Alfredo Semprún
No es Palmira, son las montañas del Líbano
Poca gente está dispuesta a morir por unas piedras viejas. Desde luego, los soldados sirios, no. Los occidentales lloramos por el arte perdido, nosotros que arrasamos todas las catedrales alemanas y que hemos destruido palacios de ensueño y los hermosos retablos de La Vandeé, que no nos detuvimos ante los frescos de Montecasino y que convertimos el monasterio de Alcobaça en cuartel de caballería. En Siria, la lucha es por la mera existencia, así que el Ejército de Al Asad hizo lo que había que hacer ante una posición aislada por fuerzas superiores y sin inmediato valor estratégico: retirarse ordenadamente.
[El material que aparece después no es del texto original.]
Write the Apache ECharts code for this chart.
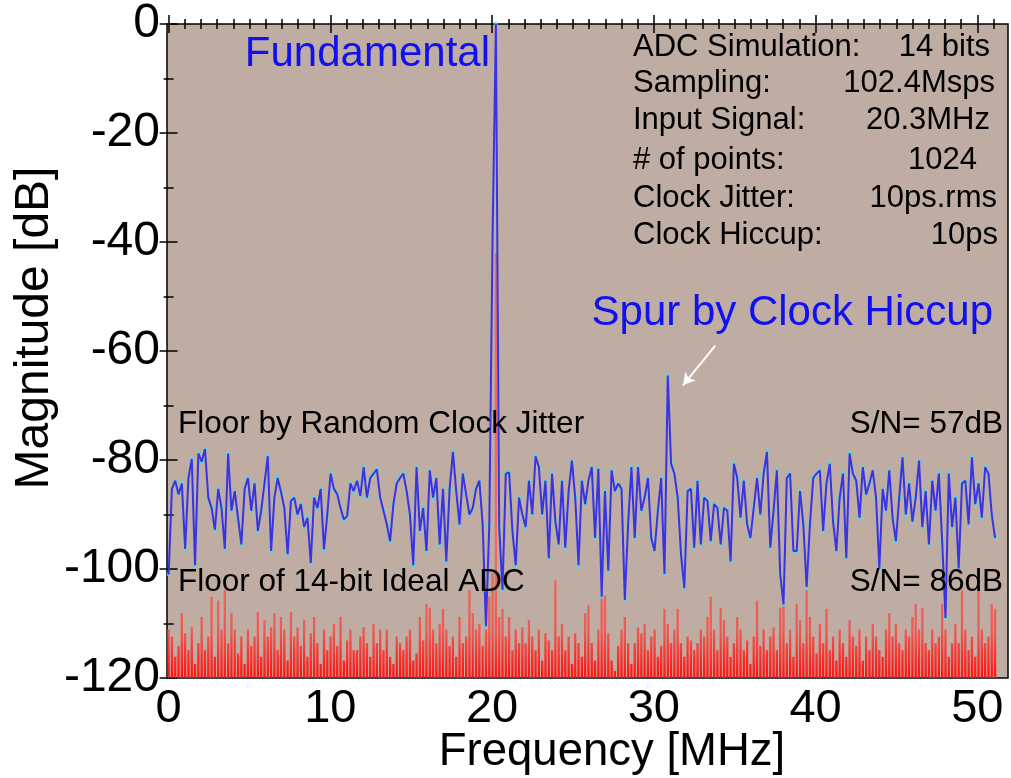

Han salvado las estatuas y se han llevado a sus prisioneros. La población local, desde el principio hostil al régimen, tendrá que vivir un tiempo oscuro bajo el islamismo radical.
En Siria, la batalla decisiva se libra en las montañas de Líbano, entre las quebradas y barrancos de Qalamun, que se asoman sobre la carretera estratégica de Damasco a Homs y, de ahí, a la costa, a los bastiones chiíes de Latakia y Tartuf. El peso de la batalla se lo reparten las milicias libanesas de Hizbulá y el Ejército sirio. El objetivo estriba en desalojar a los milicianos suníes de sus posiciones, aislar el territorio suní de Ersal, ya en Líbano, y cortar las vías de suministro a las milicias islamistas, asegurando la retaguardia damascena. Plan ambicioso, preparado por Hizbulá, que presenta el riesgo, sin duda buscado, de meter al país de los cedros en guerra abierta. El grueso de las operaciones comenzó a primeros de mes, pero llevaba una larga preparación detrás. Las tropas de Hizbulá habían construido 200 kilómetros de pistas de montaña para facilitar el acceso de vehículos blindados y de la artillería pesada. Se han dispuesto zonas de evacuación de heridos y hospitales de campaña. La Infantería, dispuesta en unidades de combate autónomas –lección aprendida en la lucha contra los israelíes de 2006–, está dotada para el combate nocturno con intensificadores de luz y proyectores de infrarrojos. También operan los primeros drones suministrados por Irán.
Batalla ardua, lenta, en la que hay que tomar una colina tras otra y limpiar de enemigos las cuevas y refugios. Pero el avance es constante y el reducto rebelde se estrecha día a día. El miércoles, los milicianos de Hizbulá y los soldados sirios unieron sus líneas en Assal el-Ward, a tiro de mortero de la frontera. No es, pues, Palmira, sino las montañas de Líbano donde se decide buena parte de la guerra. Con la irrupción del Estado Islámico, el régimen de Damasco ha tenido que pasar a la defensiva en la mayor parte de los frentes. Se trata de capear el temporal, conservando los bastiones costeros y el eje industrial de Damasco a Homs –también de defender su zona en Alepo, que es la segunda ciudad de Siria y que está fragmentada entre diversas fuerzas que, en el campo rebelde, combaten entre sí– a la espera de que el Gobierno de Bagdad consiga organizar un Ejército digno de ese nombre y obligue al Estado Islámico a concentrar sus fuerzas en el norte de Irak. Si los sirio-libaneses vencen en los montes de Qalamun, y Hizbulá parece decidido a batirse hasta el último hombre, Damasco sólo podría ser atacada desde un frente y mantendría abiertas sus comunicaciones con la costa. El régimen de Asad ha perdido el control de todos los pasos fronterizos con Jordania e Irak, pero conserva los puertos, por donde llega la ayuda rusa e iraní. La guerra civil siria se presenta, desgraciadamente, muy larga y muy cruel.